> **SET PROBLEM**
Write out, word for word, every line from the first one through the line that holds "plt.rcParams['font.family'] = ['Liberation", and nothing else; skip the pictures.
:: DATA PROVIDED
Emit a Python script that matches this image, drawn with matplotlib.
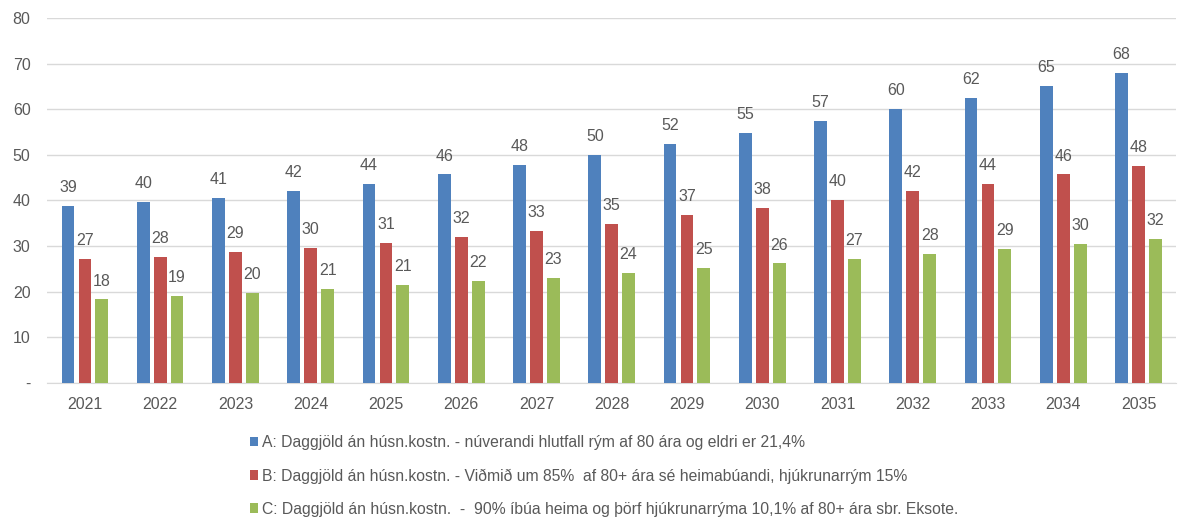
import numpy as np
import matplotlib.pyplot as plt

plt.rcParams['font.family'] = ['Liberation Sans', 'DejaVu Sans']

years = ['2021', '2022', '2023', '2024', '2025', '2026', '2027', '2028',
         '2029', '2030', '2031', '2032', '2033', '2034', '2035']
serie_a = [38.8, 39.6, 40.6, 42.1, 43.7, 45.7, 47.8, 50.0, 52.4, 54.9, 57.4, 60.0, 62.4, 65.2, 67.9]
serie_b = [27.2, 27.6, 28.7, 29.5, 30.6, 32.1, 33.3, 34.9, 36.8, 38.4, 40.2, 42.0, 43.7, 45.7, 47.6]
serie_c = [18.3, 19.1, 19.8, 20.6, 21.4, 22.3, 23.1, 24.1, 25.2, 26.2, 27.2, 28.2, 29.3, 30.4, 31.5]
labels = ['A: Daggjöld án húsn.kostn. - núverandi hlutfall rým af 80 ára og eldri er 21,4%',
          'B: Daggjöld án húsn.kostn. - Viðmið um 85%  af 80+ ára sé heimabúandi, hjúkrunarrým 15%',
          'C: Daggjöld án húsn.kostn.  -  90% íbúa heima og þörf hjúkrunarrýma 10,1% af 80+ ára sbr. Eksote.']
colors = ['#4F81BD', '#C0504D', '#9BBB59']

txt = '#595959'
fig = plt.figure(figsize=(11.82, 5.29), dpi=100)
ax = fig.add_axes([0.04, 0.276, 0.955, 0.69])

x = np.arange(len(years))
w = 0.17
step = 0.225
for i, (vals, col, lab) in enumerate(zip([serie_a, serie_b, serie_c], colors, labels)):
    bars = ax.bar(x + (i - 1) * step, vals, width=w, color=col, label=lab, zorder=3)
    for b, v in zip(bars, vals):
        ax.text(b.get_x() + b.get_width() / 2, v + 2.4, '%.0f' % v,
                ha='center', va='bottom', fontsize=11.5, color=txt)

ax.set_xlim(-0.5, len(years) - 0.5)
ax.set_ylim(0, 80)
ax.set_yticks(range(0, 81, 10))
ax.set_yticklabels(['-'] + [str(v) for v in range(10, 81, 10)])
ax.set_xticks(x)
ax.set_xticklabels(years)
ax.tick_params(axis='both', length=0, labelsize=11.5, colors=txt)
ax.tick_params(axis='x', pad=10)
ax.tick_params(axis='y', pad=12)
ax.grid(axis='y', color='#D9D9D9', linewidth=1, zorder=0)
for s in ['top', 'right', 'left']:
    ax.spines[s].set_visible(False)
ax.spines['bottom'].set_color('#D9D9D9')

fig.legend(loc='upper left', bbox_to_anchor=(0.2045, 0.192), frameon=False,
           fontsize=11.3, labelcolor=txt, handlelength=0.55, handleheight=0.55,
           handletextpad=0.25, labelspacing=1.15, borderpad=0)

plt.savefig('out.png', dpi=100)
::::
> **SOLUTION TO THE PROBLEM**
Emit a Python script that matches this image, drawn with matplotlib.
import numpy as np
import matplotlib.pyplot as plt

plt.rcParams['font.family'] = ['Liberation Sans', 'DejaVu Sans']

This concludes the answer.